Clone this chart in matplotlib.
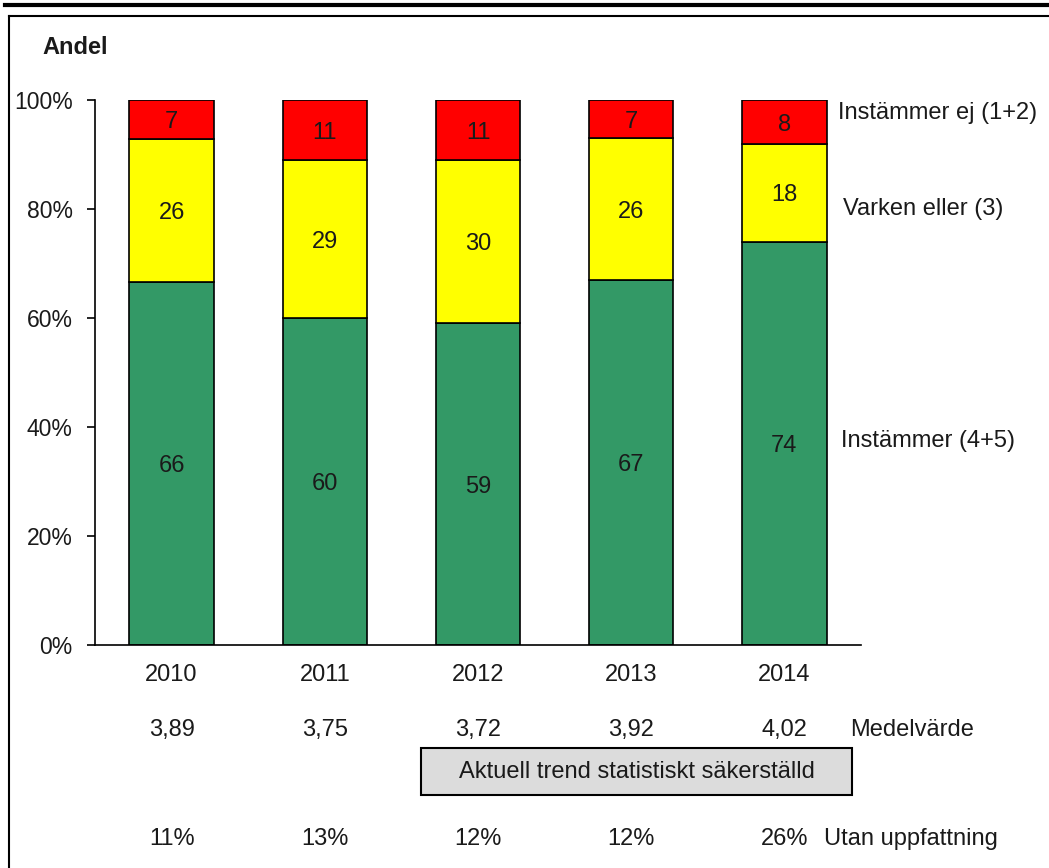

*****

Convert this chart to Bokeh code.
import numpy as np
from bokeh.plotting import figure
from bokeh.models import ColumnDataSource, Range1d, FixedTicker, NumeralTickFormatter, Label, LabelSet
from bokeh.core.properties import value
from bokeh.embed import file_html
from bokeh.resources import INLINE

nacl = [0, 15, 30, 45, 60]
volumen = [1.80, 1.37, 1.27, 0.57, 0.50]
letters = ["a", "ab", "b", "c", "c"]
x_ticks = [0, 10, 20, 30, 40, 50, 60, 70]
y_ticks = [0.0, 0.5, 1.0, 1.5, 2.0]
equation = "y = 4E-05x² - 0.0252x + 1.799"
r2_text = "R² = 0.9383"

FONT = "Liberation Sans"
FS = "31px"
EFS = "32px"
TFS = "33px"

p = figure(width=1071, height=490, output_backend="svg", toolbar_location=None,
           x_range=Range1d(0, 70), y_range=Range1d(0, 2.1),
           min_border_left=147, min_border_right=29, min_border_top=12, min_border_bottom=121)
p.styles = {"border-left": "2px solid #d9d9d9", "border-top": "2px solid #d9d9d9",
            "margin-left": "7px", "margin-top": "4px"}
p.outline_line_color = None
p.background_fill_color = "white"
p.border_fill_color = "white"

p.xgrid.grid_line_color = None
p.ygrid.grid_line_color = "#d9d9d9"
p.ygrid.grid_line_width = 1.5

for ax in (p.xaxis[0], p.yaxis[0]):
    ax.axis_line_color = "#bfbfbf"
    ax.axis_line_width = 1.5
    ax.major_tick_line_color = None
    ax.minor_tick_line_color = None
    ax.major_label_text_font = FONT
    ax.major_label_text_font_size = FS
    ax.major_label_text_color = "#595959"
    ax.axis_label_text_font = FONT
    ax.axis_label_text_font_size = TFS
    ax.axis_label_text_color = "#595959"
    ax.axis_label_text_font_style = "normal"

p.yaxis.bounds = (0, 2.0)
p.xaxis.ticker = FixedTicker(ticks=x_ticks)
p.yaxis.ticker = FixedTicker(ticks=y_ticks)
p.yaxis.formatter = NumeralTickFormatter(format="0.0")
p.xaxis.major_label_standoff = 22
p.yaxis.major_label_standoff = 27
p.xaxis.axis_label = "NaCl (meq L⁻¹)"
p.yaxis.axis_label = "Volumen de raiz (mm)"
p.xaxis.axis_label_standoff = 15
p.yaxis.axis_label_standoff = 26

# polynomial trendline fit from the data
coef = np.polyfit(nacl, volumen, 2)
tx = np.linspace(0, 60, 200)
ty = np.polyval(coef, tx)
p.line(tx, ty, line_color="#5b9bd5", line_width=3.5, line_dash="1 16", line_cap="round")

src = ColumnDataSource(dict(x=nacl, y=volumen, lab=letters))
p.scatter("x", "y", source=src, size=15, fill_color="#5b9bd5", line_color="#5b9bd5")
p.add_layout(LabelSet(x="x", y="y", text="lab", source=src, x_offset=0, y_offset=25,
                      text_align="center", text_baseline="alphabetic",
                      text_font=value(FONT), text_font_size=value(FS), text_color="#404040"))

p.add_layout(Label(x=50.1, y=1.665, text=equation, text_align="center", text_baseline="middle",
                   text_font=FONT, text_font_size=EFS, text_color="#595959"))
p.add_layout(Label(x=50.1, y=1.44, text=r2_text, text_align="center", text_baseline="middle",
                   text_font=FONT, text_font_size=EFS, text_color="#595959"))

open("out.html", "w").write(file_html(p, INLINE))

*****

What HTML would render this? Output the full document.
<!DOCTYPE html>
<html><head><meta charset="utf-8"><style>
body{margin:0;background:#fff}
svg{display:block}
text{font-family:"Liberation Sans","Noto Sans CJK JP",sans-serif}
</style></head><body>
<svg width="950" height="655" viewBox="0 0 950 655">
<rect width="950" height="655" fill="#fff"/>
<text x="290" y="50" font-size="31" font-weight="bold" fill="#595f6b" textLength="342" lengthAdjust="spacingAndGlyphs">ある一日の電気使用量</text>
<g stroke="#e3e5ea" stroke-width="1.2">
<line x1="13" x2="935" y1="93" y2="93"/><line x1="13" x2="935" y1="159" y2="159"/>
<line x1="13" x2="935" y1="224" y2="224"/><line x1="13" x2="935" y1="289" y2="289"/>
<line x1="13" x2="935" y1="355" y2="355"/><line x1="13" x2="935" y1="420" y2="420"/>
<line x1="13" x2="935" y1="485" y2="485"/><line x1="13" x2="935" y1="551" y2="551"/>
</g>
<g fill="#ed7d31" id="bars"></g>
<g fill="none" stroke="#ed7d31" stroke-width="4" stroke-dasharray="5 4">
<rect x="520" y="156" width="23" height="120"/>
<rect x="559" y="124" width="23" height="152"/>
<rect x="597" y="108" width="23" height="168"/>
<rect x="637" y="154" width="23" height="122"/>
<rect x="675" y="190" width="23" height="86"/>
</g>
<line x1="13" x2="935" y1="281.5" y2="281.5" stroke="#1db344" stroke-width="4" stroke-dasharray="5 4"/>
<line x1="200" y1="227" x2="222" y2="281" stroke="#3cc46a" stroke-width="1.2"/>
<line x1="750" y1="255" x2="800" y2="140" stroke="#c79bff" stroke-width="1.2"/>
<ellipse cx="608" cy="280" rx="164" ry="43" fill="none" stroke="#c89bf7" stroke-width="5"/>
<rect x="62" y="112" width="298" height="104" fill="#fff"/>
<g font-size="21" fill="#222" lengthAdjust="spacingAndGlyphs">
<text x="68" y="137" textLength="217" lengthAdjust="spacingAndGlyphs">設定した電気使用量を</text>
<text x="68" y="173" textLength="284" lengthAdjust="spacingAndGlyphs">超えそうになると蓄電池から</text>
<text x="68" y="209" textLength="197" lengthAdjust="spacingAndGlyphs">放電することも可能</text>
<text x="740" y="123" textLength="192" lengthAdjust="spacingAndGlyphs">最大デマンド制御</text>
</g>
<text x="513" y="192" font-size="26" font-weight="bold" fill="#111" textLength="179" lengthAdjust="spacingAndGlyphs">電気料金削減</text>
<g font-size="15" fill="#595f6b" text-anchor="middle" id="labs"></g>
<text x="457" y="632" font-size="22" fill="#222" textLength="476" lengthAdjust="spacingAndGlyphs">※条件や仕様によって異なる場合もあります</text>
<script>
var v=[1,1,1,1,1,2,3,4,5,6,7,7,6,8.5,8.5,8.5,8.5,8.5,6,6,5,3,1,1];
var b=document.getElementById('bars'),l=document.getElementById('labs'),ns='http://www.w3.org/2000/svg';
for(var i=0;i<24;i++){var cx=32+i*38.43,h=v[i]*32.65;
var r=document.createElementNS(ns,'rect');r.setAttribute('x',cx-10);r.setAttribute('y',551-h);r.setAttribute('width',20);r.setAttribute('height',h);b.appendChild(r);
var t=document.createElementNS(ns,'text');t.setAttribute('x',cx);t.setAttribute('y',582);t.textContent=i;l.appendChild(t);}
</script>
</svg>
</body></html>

*****

▶ _REQUIREMENT_:
Give every line of the material that includes the string "this".

▶ _CORRECT RESPONSE_:
Clone this chart in matplotlib.
Convert this chart to Bokeh code.
What HTML would render this? Output the full document.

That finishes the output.